Что характерно для культуры памяти ФРГ на начальном этапе ее становления, с конца 1940-х по начало 1960-х годов? Исследователи, предлагающие периодизации немецкой мемориальной культуры, отмечают следующие особенности первого этапа ее развития: к основным участникам данного этапа относят «скептическое поколение» 1945-го года, т.е. родившихся в Веймарской республике в 1920-е годы и прошедших социализацию в период национал-социализма; основной стратегией памятования называется «коллективное умолчание» (Ассман в отношении 1950-х годов говорит также о «блокировке памяти»), а ключевыми вопросами общественно-политического дискурса – вопросы вины и ответственности (признание вины, разница между коллективной и индивидуальной ответственностью и др.) [2; 3; 9]. Среди исторических событий, определивших развитие мемориальной культуры на этом этапе (Д. И. Колесов и др. дали ему неоднозначное определение «ренацификационный»), – амнистирование бывших национал-социалистов (поправка в ст. 131 Основного закона ФРГ), создание Федеральной разведывательной службы Германии, введение воинской повинности, возвращение прежней образовательной системы, создание Союза изгнанных и т.д.

В отношении этого этапа развития немецкой Erinnerungskultur Ассман упо-

требляет термин «политика прошлого» ( Vergangenheitspolitik ), введенный немецким историком Норбертом Фраем [4, с. 336; 16]. Концепция «политики прошлого» Фрая подразумевает преодоление прошлого «средствами политики, юстиции, науки, экономики и образования» [16; 2, с. 260-261]. Однако проводимая в ФРГ в первые послевоенные годы «политика прошлого» сочеталась с противоположными процессами и, как пишет немецкий историк Ютта Шеррер, «сразу после окончания войны не произошло решительного разрыва с наследством Третьего рейха» [12, с. 91]. Не было ни признания преступлений, ни полноценного осмысления, ни окончательного забвения этого периода: «…период национал-социалистического режима … рассматривался как политически нерелевантный» [8, с. 99].
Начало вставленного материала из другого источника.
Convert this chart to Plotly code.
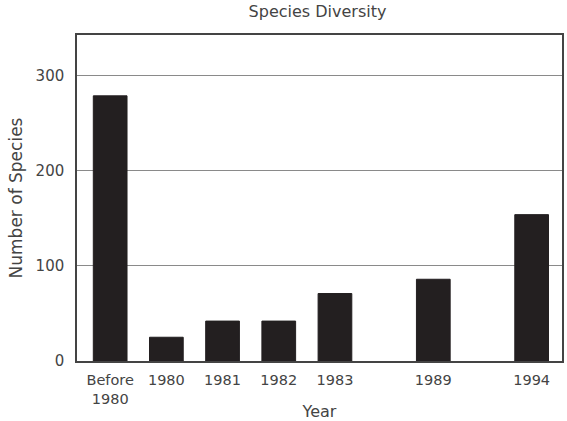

Надо отметить, что стратегия замалчивания также находила отклик в действиях властей: проводимая первым канцлером ФРГ Конрадом Аденауэром политика опиралась на замалчивание под предлогом «умиротворения общества и политической стабилизации». В результате к середине 1950-х годов в немецком обществе было примерно 3,6 миллионов денацифицированных и десятки тысяч амнистированных немцев, в том числе «в 1945—1949 годах осужденных в рамках Нюрнбергских процессов или военными судами союзников» [12, с. 92].

При этом часть общества продолжала бороться за свое право помнить и осмысливать прошлое: достаточно вспомнить роман «Жестяной барабан» Гюнтера Грасса, спектакль «Наместник» Рольфа Хоххута, идеи философов, мыслителей и политиков, которые поднимали вопросы ответственности немецкого общества и необходимости искупления вины. Отдельные мероприятия по «проработке прошлого» проводились уже в 1950-е годы (дея- тельность литературного объединения «Группа 47», создание Института современной истории в Мюнхене и т.д.), однако массовое общественное обсуждение национальной истории и преступлений нацистского времени началось лишь на рубеже 1950–1960-х годов, чему способствовала в том числе смена поколений и приход «поколения 1968-го года», готового к критическому осмыслению прошлого и его «проработке».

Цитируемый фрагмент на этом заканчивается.